Mimicking a mountain - Alpine Scree Garden

Mimicking a mountain - Alpine Scree Garden

Mountains are wild places.  Extremes of heat and cold combine with a variety of physical conditions such as wet bogs, vertical cliff faces, boulders and dry unstable gravel slopes.  Such variety creates many different habitats. As a result, mountains are home to a diversity of plants.

Most of us won’t see these plants in the wild but Dunedin Botanic Garden offers the next best thing – an alpine scree garden.  But unlike the mountains, the Botanic Garden has a mild, maritime climate.
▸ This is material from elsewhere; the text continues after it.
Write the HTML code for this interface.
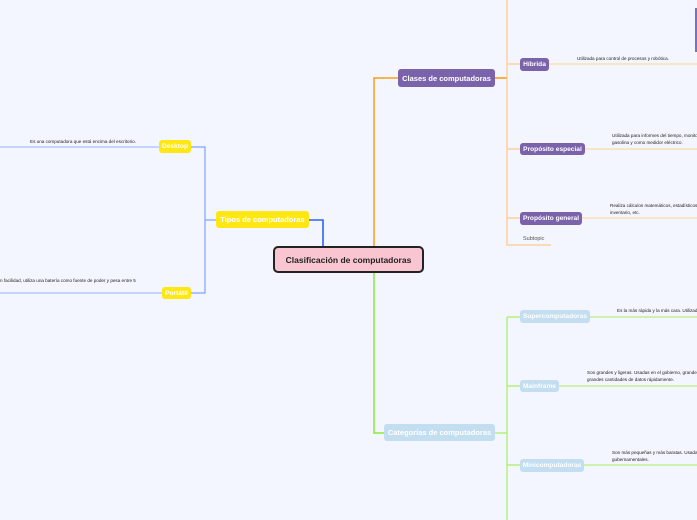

So the Botanic Garden’s alpine scree garden tries to mimic mountain habitats.   Raised mounds have nooks and crannies with differing levels of exposure to sun and wind.  In these microclimates plants from different habitats live as neighbours.

As well as temperature extremes, the alpine zone has physical extremes.  Steep scree slopes are covered with flat chunks of rock and gravel, constantly on the move.  Walking up them involves literally two steps up then one back, as you slide on loose rubble, back over ground you’ve just covered.  Incredibly, some plants thrive in these conditions.  They have a long horizontal root or rhizome, which travels down to the soil layer, securing the plant in place.  Rootlets then locate water and nutrients.

What about the constant danger or being swept away by scree sliding downhill?  The shoots of some species break off instead, leaving a living rootstock ready to resprout when conditions are right.

The alpine scree garden is in the Native Plant Collection, across Lovelock Avenue from the Botanic Garden Centre.

Clare Fraser is information services officer at Dunedin Botanic Garden.